Si l'être humain est justement ce être pour qui, comme tout être vivant, la mort est en-soi, mais aussi pour-soi (quoiqu'en dise Epicure, je sais que la mort va arriver, même si elle n'est pas là, elle est là, en puissance, pour moi), alors la philosophie est bien une activité singulièrement humaine ; il y en a d'autre, ces activités propres à cet être sensible et rationnel, qui mêlent sensible et intelligible et qu'on appelle couramment "art", ou bien qui vont contre l'ordre de la nature, et cela s'appelle la "politique"... Dans tout cela je retrouve ce que l'homme a de plus humain ; me reste encore à approfondir ce qu'est cet être de l'homme que je retrouve dans l'art, la philosophie, la politique, mais cela m'est propre, et au vrai, j'en suis fier.

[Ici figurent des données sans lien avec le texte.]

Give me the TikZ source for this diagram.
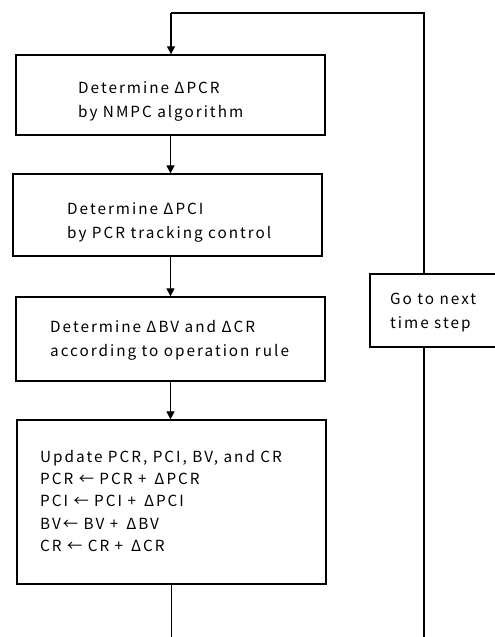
\documentclass[tikz,border=0pt]{standalone}
\usepackage{fontspec}
\setmainfont[LetterSpace=13]{Noto Sans CJK JP}
\usetikzlibrary{arrows.meta}
\begin{document}
\begin{tikzpicture}[x=1pt,y=1pt,
  box/.style={draw,line width=1.3pt,minimum width=309pt,inner sep=0pt},
  txt/.style={anchor=west,align=left,inner sep=0pt,font=\fontsize{15.3}{24}\selectfont},
  ln/.style={line width=1.3pt},
  arr/.style={line width=1.3pt,-{Triangle[length=8pt,width=8pt]}}]
\useasboundingbox (0,0) rectangle (495,637);
\begin{scope}
\clip (0,0) rectangle (495,637);
\node[box,minimum height=80pt] (b1) at (170.5,542) {};
\node[box,minimum height=82pt] (b2) at (167.5,422) {};
\node[box,minimum height=84pt] (b3) at (170.5,298) {};
\node[box,minimum height=164pt] (b4) at (171.5,135) {};
\node[box,minimum width=127pt,minimum height=73pt] (r) at (433.5,326.5) {};
\node[txt] (t1) at (78,535.5) {Determine ΔPCR\\by NMPC algorithm};
\node[txt] (t2) at (67,415) {Determine ΔPCI\\by PCR tracking control};
\node[txt] (t3) at (50,296.5) {Determine ΔBV and ΔCR\\according to operation rule};
\node[txt,font=\fontsize{15.3}{22.3}\selectfont] (t4) at (40,136) {Update PCR, PCI, BV, and CR\\PCR ← PCR + \,ΔPCR\\PCI ← PCI + \,ΔPCI\\BV← BV + \,ΔBV\\CR ← CR + \,ΔCR};
\node[txt] (t5) at (390,324.5) {Go to next\\time step};
\coordinate (tl) at (171,624);
\coordinate (tr) at (424,624);
\coordinate (bl) at (171.5,0);
\coordinate (br) at (424,0);
\draw[arr] (b1.south) -- (b1.south |- b2.north);
\draw[arr] (b1.south |- b2.south) -- (b1.south |- b3.north);
\draw[arr] (b3.south) -- (b3.south |- b4.north);
\draw[ln] (b4.south) -- (bl);
\draw[ln] (br) -- (br |- r.south);
\draw[ln] (br |- r.north) -- (tr) -- (tl);
\draw[arr] (tl) -- (b1.north -| tl);
\end{scope}
\end{tikzpicture}
\end{document}
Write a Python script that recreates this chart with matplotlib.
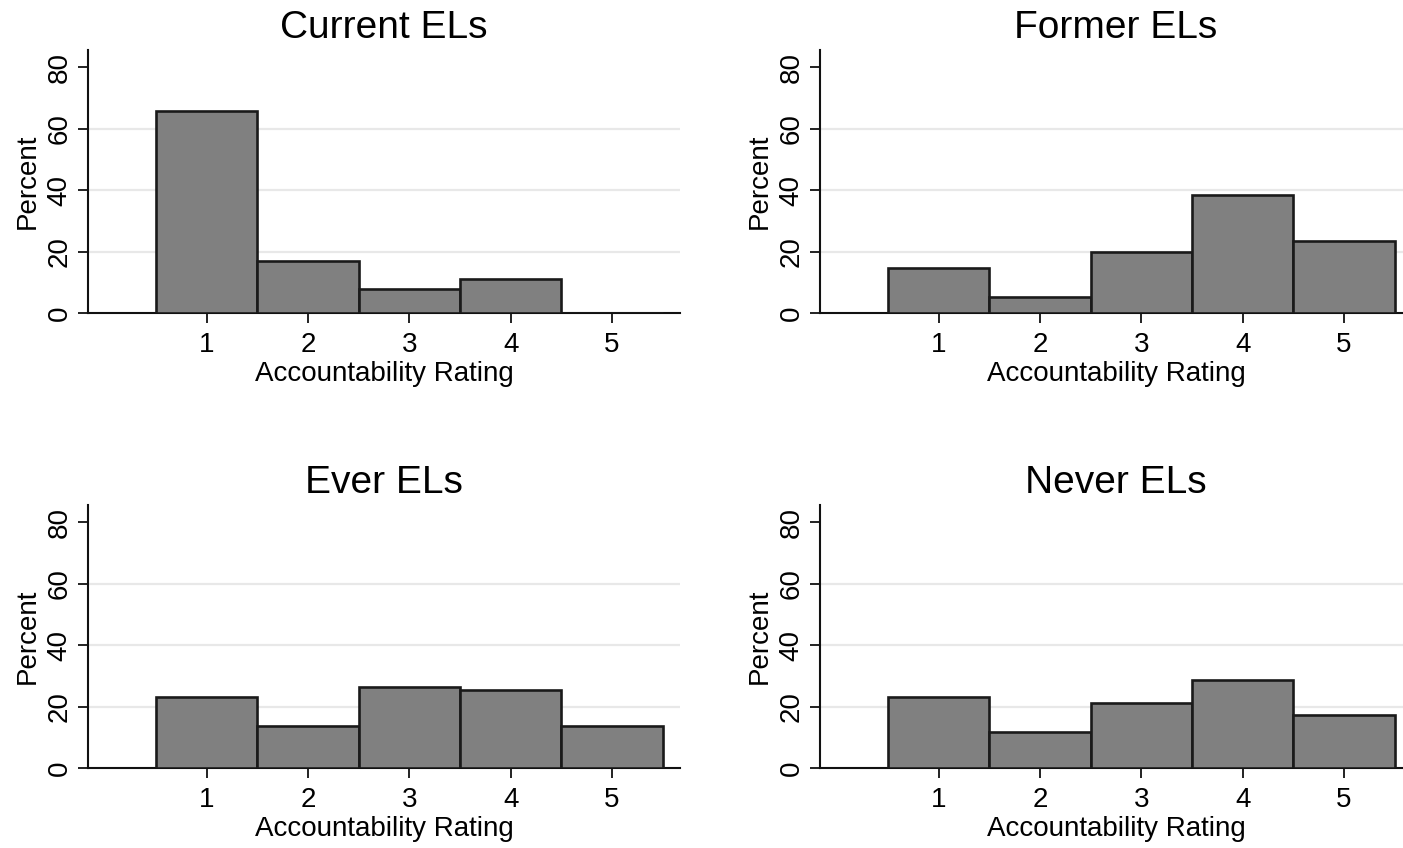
import numpy as np
import matplotlib
matplotlib.use("Agg")
import matplotlib.pyplot as plt

plt.rcParams['font.family'] = ['Liberation Sans', 'DejaVu Sans']

# Accountability rating histograms (percent of students)
ratings = [1, 2, 3, 4, 5]
current_els = [65.8, 16.8, 7.8, 11.0, 0.0]
former_els = [14.5, 5.1, 19.9, 38.4, 23.5]
ever_els = [23.2, 13.7, 26.4, 25.4, 13.7]
never_els = [23.2, 11.6, 21.0, 28.7, 17.3]

panel_titles = ["Current ELs", "Former ELs", "Ever ELs", "Never ELs"]
panel_values = [current_els, former_els, ever_els, never_els]
y_ticks = [0, 20, 40, 60, 80]

fig = plt.figure(figsize=(14.03, 8.48), dpi=100)
fig.patch.set_facecolor("white")

W, H = 1403, 848
ax_w = 592
ax_h = 263
# left, top in pixels
positions = [(88, 50), (820, 50), (88, 505), (820, 505)]

for (left, top), title, vals in zip(positions, panel_titles, panel_values):
    ax = fig.add_axes([left / W, 1 - (top + ax_h) / H, ax_w / W, ax_h / H])
    ax.bar(ratings, vals, width=1.0, color="#808080", edgecolor="#1a1a1a",
           linewidth=1.9, zorder=3)
    ax.set_xlim(-0.17, 5.67)
    ax.set_ylim(0, 85.6)
    ax.set_xticks(ratings)
    ax.set_yticks(y_ticks)
    for g in [20, 40, 60]:
        ax.axhline(g, color="#e8e8e8", linewidth=1.6, zorder=1)
    for s in ["top", "right"]:
        ax.spines[s].set_visible(False)
    for s in ["left", "bottom"]:
        ax.spines[s].set_linewidth(1.5)
        ax.spines[s].set_color("#111111")
    ax.tick_params(axis="both", direction="out", length=7, width=1.3,
                   labelsize=20, color="#111111")
    ax.tick_params(axis="x", pad=7)
    ax.tick_params(axis="y", pad=4)
    for lab in ax.get_yticklabels():
        lab.set_rotation(90)
        lab.set_va("center")
        lab.set_ha("right")
    ax.set_ylabel("Percent", fontsize=20, labelpad=4)
    ax.set_xlabel("Accountability Rating", fontsize=20, labelpad=2)
    ax.set_title(title, fontsize=28, pad=9)
    ax.set_facecolor("white")

fig.savefig("out.png", dpi=100, facecolor="white")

La philosophie nait d'une insatisfaction : face à la
doxa, face à ses propres opinions, face à son action... Il y a déclic. Ceux qui ne sont pas insatisfaits, ceux-là agissent conformément à ce qu'ils veulent ; tant mieux pour eux, bienheureux les ignorants ! Je ne vais pas les blâmer, faire peser sur eux le poids du péché, de l'aliénation ou ce que vous voulez ; il faut toujours un petit quelque chose : en soi, et on appelle cela le naturel philosophe, pourquoi pas ; en dehors de soi et on s'appelle Nicolas Malebranche lisant un traité scientifique de Descartes ; au Ciel, même, qui sait.
Cétait ma demi-heure de racontage de n'importe quoi, désolé.
Ah, et pour ne pas vous assomer avec ce pavé indigeste et pour relancer un débat utile : je suis heideggérien, perfectionniste moral et de gauche. Je crois la métaphysique achevée, j'ai lu tout Cavell, Emerson, Kant et Nietzsche en français et je suis abonné à Télérama que je lis en écoutant de la musique classique. Merci.